Murakami reads new short story at Tokyo event
Only 1,100 lucky audience members were there to hear Haruki Murakami’s new, still-unpublished short story “Kaho” read aloud by the bestselling Japanese author himself.
The reading took place at a book event on Friday night called “The Owl Reads in Spring,” a fundraiser for the Waseda International House of Literature library at Murakami’s alma mater Waseda University in Japan’s capital Tokyo. Another awardwinning author, Mieko Kawakami, was also featured at the event.
“It’s freshly made, only about 10 days ago,” Murakami told the audience, adding that he wrote it for the event.
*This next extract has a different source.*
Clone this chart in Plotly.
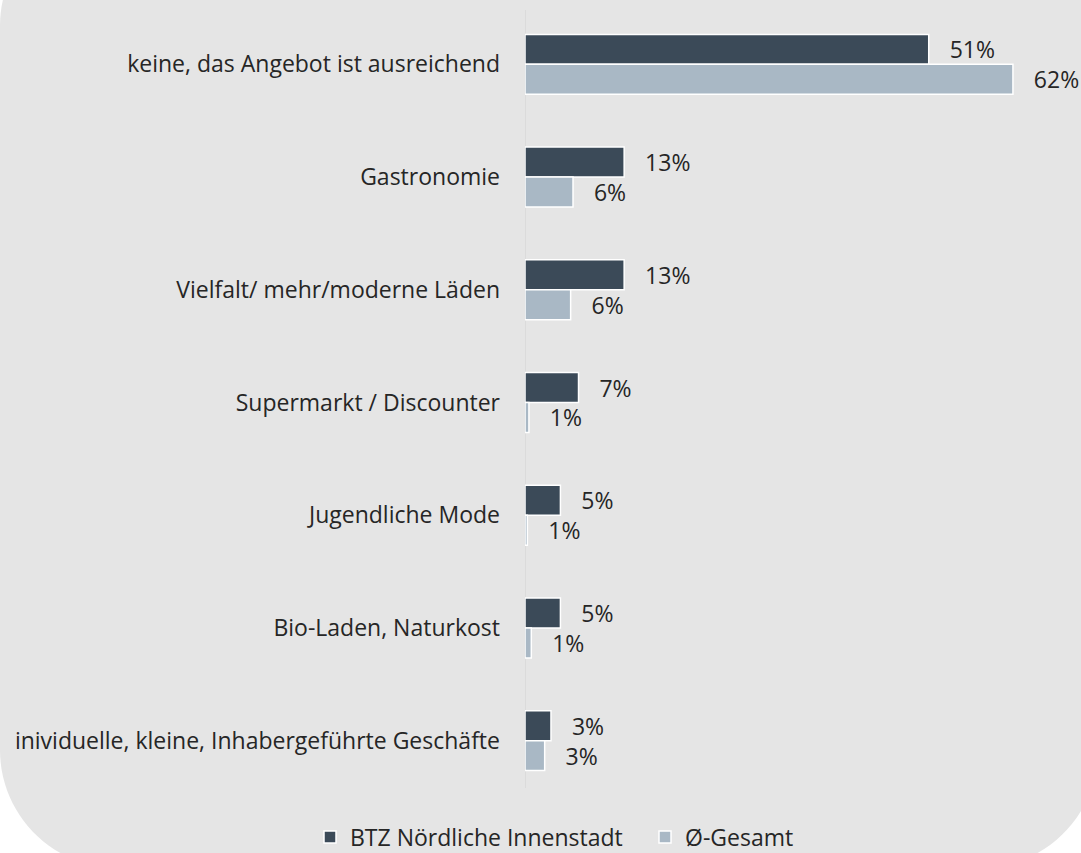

The last short story he released was “First Person Singular” more than three years ago.
Murakami, looking relaxed and dressed in sneakers, jeans and a dark jacket, said writing a story for recitation was “actually quite hard.”
“Its content and style have to fit recitation, and it has to be relatively short,” he added.
But the story came out too long, said the author, who read it in two parts at the event.
Journalists at the event were allowed to report story names but not their content.
Now 75 and one of the world’s most popular and acclaimed novelists, Murakami debuted with “Hear the Wind Sing” in 1979, four years after he began writing while running a jazz bar in Tokyo. His 1987 romantic novel “Norwegian Wood” was his first bestseller, establishing him as a young literary star.
His latest bestselling novel, “The City and its Uncertain Walls,” was published in 2023 in Japan and is awaiting an English release.
Besides novels, his prolific literary work includes essays, nonfiction pieces and translations.
The Owl event is a second for him and Kawakami, who said she was a longtime Murakami fan from years before she became a novelist. The two took turns reading aloud at a 2019 event where Murakami unveiled an earlier short story, “Confessions of a Shinagawa Monkey,” later published as part of the short story collection “First Person Singular.”
Kawakami, known for her bestseller “Breasts and Eggs,” which was translated into English in 2020, recited her new short story “Watashitachi no Doa” (Our Doors) at Friday’s event.
Her first novella, “My Ego, My Teeth and the World,” was published in 2007, and her novel “Heaven” was shortlisted for the 2022 International Booker Prize.